Personally I think choosing to do Infra Automation is more nah-than-yeah atleast at small stage firms. I would say that it is worth investing effort for specific scenarios like when you are running multiple pilot deployments of a single-tenant system for different clients (but these are mostly enterprise problems). Also you do have to be pragmatic about it, prioritizing effort on the aspects with the most bang-for-the-buck and remembering that 100% automation is just not feasible. There are some good aspects of Infra Automation, which is that you have documented your infra just by the very inherent nature of writing code. I think my main blocker with Infra automation is that it seems to puts you into a very system builder mindset (against a product/solutions builder) and catalyses accidental complexity in your infrastructure. Your job at a small firm should be solving customer’s problems with a great product, not overcomplicating system architecture by writing multiple microservices and using a million infrastructure components.

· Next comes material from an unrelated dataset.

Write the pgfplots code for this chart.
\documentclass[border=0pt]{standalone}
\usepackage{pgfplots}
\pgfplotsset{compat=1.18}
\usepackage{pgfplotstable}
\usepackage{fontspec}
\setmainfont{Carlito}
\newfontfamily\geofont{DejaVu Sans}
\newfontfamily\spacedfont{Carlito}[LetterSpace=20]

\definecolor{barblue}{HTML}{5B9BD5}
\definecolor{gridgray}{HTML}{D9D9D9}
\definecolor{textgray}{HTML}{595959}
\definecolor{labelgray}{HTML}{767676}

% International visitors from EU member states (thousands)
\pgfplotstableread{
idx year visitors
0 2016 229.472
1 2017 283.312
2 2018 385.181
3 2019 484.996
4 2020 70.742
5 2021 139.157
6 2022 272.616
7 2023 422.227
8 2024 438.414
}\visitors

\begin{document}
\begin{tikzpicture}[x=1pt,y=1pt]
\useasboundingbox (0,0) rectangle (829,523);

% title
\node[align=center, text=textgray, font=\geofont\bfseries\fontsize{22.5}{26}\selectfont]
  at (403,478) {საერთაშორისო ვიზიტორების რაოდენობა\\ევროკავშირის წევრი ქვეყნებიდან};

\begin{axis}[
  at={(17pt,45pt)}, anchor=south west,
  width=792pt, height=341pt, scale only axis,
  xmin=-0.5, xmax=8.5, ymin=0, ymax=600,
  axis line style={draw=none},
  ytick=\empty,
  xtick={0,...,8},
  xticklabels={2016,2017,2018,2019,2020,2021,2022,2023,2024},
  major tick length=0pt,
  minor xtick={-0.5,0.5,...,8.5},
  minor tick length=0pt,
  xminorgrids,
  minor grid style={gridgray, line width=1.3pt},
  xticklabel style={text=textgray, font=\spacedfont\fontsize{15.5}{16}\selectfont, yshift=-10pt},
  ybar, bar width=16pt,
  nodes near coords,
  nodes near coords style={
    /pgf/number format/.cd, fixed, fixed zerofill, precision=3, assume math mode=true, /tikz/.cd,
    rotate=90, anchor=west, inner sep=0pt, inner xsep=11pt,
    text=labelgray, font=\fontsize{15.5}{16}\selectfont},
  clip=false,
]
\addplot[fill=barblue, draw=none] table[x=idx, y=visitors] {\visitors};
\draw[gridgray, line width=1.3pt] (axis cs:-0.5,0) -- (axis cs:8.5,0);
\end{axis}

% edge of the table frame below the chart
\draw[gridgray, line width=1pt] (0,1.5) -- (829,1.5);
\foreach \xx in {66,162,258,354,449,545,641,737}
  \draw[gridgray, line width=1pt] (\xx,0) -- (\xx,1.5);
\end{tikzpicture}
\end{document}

Given all this, I think test automation should generally be prioritized much more (at every level - unit test coverage, integration tests, UI automation tests). We should just make pragmatic decisions to use the highest abstraction of compute platform that is appropriate and minimal infra automation. Writing tests have a positive and direct impact effect on the quality of the product and release velocity, especially when they act like a harness confirming that the system at all levels works as expected. I’ve found test automation to have a higher payoff for the team, since its a faster feedback cycle and it directly improves developer productivity.